Three vessels with an estimated 227 people on board sent out distress calls on Thursday while passing about 50 miles south of the Italian island of Lampedusa. A dispute between the Maltese and Italian government over who had responsibility may have delayed rescue operations.
Rescue operations were eventually undertaken by two Italian coastguard vessels, who took the migrants to Tripoli in Lybia, without stopping in an Italian port.
The Italian Minister of the Interior Roberto Maroni was reported to have said that this is “an historical achievement after one year of bilateral negotiations with Libya”. Libya and Italy have signed a Friendship Treaty and related agreements that include provisions on combating irregular migration, including through joint patrolling of seas.

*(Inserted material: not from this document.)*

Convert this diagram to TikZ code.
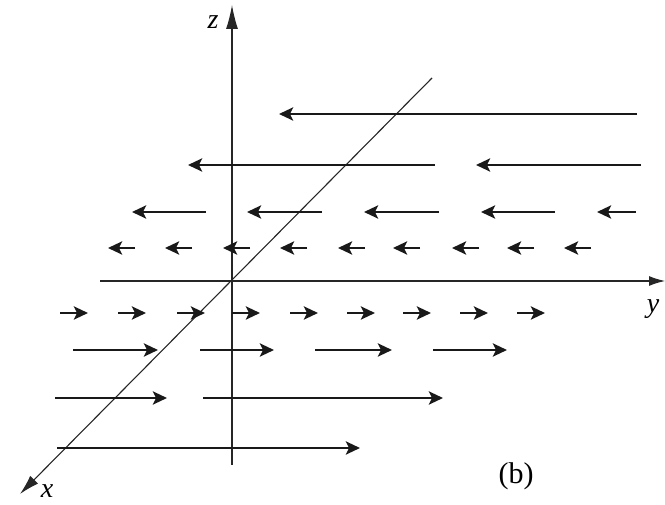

Amnesty International has said that, by failing to protect the rights of migrants and asylum-seekers rescued at sea, the Italian and Maltese governments have breached their international obligations.
“The lives and safety of migrants and asylum-seekers have been placed at risk first by a squabble between the Italian and Maltese authorities over their obligations to respond to maritime distress calls, and then by the Italian government’s unprecedented decision to send them to the Libyan capital Tripoli, without assessing their protection needs,” said Nicola Duckworth, Amnesty International’s Europe and Central Asia Programme Director.
“Disputes over jurisdiction or responsibility should neither prevent nor delay the rescue and assistance of people who are at risk of drowning. States must ensure that any international cooperation or assistance efforts, including border controls or immigration policies, do not result in human rights abuses.”